▶ Given instruction
Set the listing down again in full, word for word, with the pictures left out.

#### Given data

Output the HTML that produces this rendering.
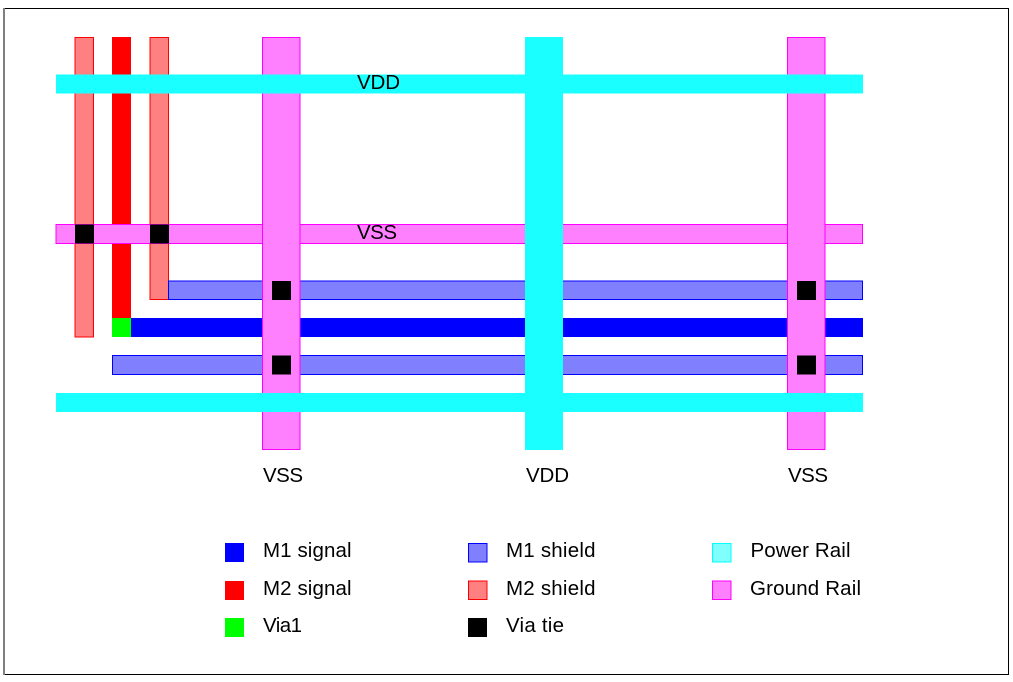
<!DOCTYPE html>
<html>
<head>
<meta charset="utf-8">
<style>
html,body{margin:0;padding:0;background:#fff;width:1013px;height:682px;overflow:hidden}
svg{display:block}
text{font-family:"Liberation Sans",sans-serif;font-size:20.5px;fill:#000}
.sr{fill:#ff8080;stroke:#ff0000;stroke-width:1}
.sb{fill:#8080ff;stroke:#0000ff;stroke-width:1}
.g{fill:#ff80ff;stroke:#ff00ff;stroke-width:1}
</style>
</head>
<body>
<svg width="1013" height="682" viewBox="0 0 1013 682" xmlns="http://www.w3.org/2000/svg">
<!-- Frame -->
<rect x="3" y="8" width="1006" height="1" fill="#000"/>
<rect x="3" y="674" width="1006" height="1" fill="#000"/>
<rect x="1008" y="8" width="1" height="667" fill="#000"/>
<rect x="3" y="8" width="2" height="667" fill="#808080"/>

<!-- M2 -->
<rect class="sr" x="75" y="37.5" width="18.5" height="299.5"/>
<rect class="sr" x="150" y="37.5" width="18.5" height="262"/>
<rect x="112" y="37" width="19" height="282" fill="#ff0000"/>

<!-- M1 -->
<rect class="sb" x="168.5" y="281" width="694" height="18.5"/>
<rect x="112" y="318" width="751" height="19" fill="#0000ff"/>
<rect class="sb" x="112.5" y="355.5" width="750" height="19"/>
<rect x="112" y="318" width="19" height="19" fill="#00ff00"/>

<!-- VSS horizontal -->
<rect class="g" x="56" y="224.5" width="806.5" height="19"/>
<rect x="75" y="224.5" width="19" height="19" fill="#000"/>
<rect x="150" y="224.5" width="19" height="19" fill="#000"/>

<!-- VSS vertical -->
<rect class="g" x="262.5" y="37.5" width="37.5" height="412"/>
<rect class="g" x="787.5" y="37.5" width="37.5" height="412"/>
<rect x="272" y="281" width="19" height="19" fill="#000"/>
<rect x="272" y="355.5" width="19" height="19" fill="#000"/>
<rect x="797" y="281" width="19" height="19" fill="#000"/>
<rect x="797" y="355.5" width="19" height="19" fill="#000"/>

<!-- VDD -->
<rect x="525" y="37" width="38" height="413" fill="#1affff"/>
<rect x="56" y="74.5" width="807" height="19" fill="#1affff"/>
<rect x="56" y="393" width="807" height="19" fill="#1affff"/>

<text x="357" y="89" textLength="43">VDD</text>
<text x="357" y="239" textLength="40">VSS</text>
<text x="263" y="482" textLength="40">VSS</text>
<text x="526" y="482" textLength="43">VDD</text>
<text x="788" y="482" textLength="40">VSS</text>

<!-- Legend -->
<rect x="225" y="543" width="19" height="19" fill="#0000ff"/>
<rect x="225" y="581" width="19" height="19" fill="#ff0000"/>
<rect x="225" y="618" width="19" height="19" fill="#00ff00"/>
<text x="263" y="557" textLength="88.5">M1 signal</text>
<text x="263" y="595" textLength="88.5">M2 signal</text>
<text x="263" y="632" textLength="39">Via1</text>

<rect class="sb" x="468.5" y="543.5" width="18.5" height="18.5"/>
<rect class="sr" x="468.5" y="581" width="18.5" height="18.5"/>
<rect x="468" y="618" width="19" height="19" fill="#000"/>
<text x="506" y="557" textLength="89.5">M1 shield</text>
<text x="506" y="595" textLength="89.5">M2 shield</text>
<text x="506" y="632" textLength="58">Via tie</text>

<rect x="712.5" y="543.5" width="18.5" height="18.5" fill="#80ffff" stroke="#00ffff" stroke-width="1"/>
<rect class="g" x="712.5" y="581" width="18.5" height="18.5"/>
<text x="750.5" y="557" textLength="100">Power Rail</text>
<text x="750" y="595" textLength="111">Ground Rail</text>
</svg>
</body>
</html>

########

▶ Response
Output the HTML that produces this rendering.
<!DOCTYPE html>
<html>
<head>
<meta charset="utf-8">
<style>
html,body{margin:0;padding:0;background:#fff;width:1013px;height:682px;overflow:hidden}
svg{display:block}
text{font-family:"Liberation Sans",sans-serif;font-size:20.5px;fill:#000}
.sr{fill:#ff8080;stroke:#ff0000;stroke-width:1}
.sb{fill:#8080ff;stroke:#0000ff;stroke-width:1}
.g{fill:#ff80ff;stroke:#ff00ff;stroke-width:1}
</style>
</head>
<body>
<svg width="1013" height="682" viewBox="0 0 1013 682" xmlns="http://www.w3.org/2000/svg">
<!-- Frame -->
<rect x="3" y="8" width="1006" height="1" fill="#000"/>
<rect x="3" y="674" width="1006" height="1" fill="#000"/>
<rect x="1008" y="8" width="1" height="667" fill="#000"/>
<rect x="3" y="8" width="2" height="667" fill="#808080"/>

<!-- M2 -->
<rect class="sr" x="75" y="37.5" width="18.5" height="299.5"/>
<rect class="sr" x="150" y="37.5" width="18.5" height="262"/>
<rect x="112" y="37" width="19" height="282" fill="#ff0000"/>

<!-- M1 -->
<rect class="sb" x="168.5" y="281" width="694" height="18.5"/>
<rect x="112" y="318" width="751" height="19" fill="#0000ff"/>
<rect class="sb" x="112.5" y="355.5" width="750" height="19"/>
<rect x="112" y="318" width="19" height="19" fill="#00ff00"/>

<!-- VSS horizontal -->
<rect class="g" x="56" y="224.5" width="806.5" height="19"/>
<rect x="75" y="224.5" width="19" height="19" fill="#000"/>
<rect x="150" y="224.5" width="19" height="19" fill="#000"/>

<!-- VSS vertical -->
<rect class="g" x="262.5" y="37.5" width="37.5" height="412"/>
<rect class="g" x="787.5" y="37.5" width="37.5" height="412"/>
<rect x="272" y="281" width="19" height="19" fill="#000"/>
<rect x="272" y="355.5" width="19" height="19" fill="#000"/>
<rect x="797" y="281" width="19" height="19" fill="#000"/>
<rect x="797" y="355.5" width="19" height="19" fill="#000"/>

<!-- VDD -->
<rect x="525" y="37" width="38" height="413" fill="#1affff"/>
<rect x="56" y="74.5" width="807" height="19" fill="#1affff"/>
<rect x="56" y="393" width="807" height="19" fill="#1affff"/>

<text x="357" y="89" textLength="43">VDD</text>
<text x="357" y="239" textLength="40">VSS</text>
<text x="263" y="482" textLength="40">VSS</text>
<text x="526" y="482" textLength="43">VDD</text>
<text x="788" y="482" textLength="40">VSS</text>

<!-- Legend -->
<rect x="225" y="543" width="19" height="19" fill="#0000ff"/>
<rect x="225" y="581" width="19" height="19" fill="#ff0000"/>
<rect x="225" y="618" width="19" height="19" fill="#00ff00"/>
<text x="263" y="557" textLength="88.5">M1 signal</text>
<text x="263" y="595" textLength="88.5">M2 signal</text>
<text x="263" y="632" textLength="39">Via1</text>

<rect class="sb" x="468.5" y="543.5" width="18.5" height="18.5"/>
<rect class="sr" x="468.5" y="581" width="18.5" height="18.5"/>
<rect x="468" y="618" width="19" height="19" fill="#000"/>
<text x="506" y="557" textLength="89.5">M1 shield</text>
<text x="506" y="595" textLength="89.5">M2 shield</text>
<text x="506" y="632" textLength="58">Via tie</text>

<rect x="712.5" y="543.5" width="18.5" height="18.5" fill="#80ffff" stroke="#00ffff" stroke-width="1"/>
<rect class="g" x="712.5" y="581" width="18.5" height="18.5"/>
<text x="750.5" y="557" textLength="100">Power Rail</text>
<text x="750" y="595" textLength="111">Ground Rail</text>
</svg>
</body>
</html>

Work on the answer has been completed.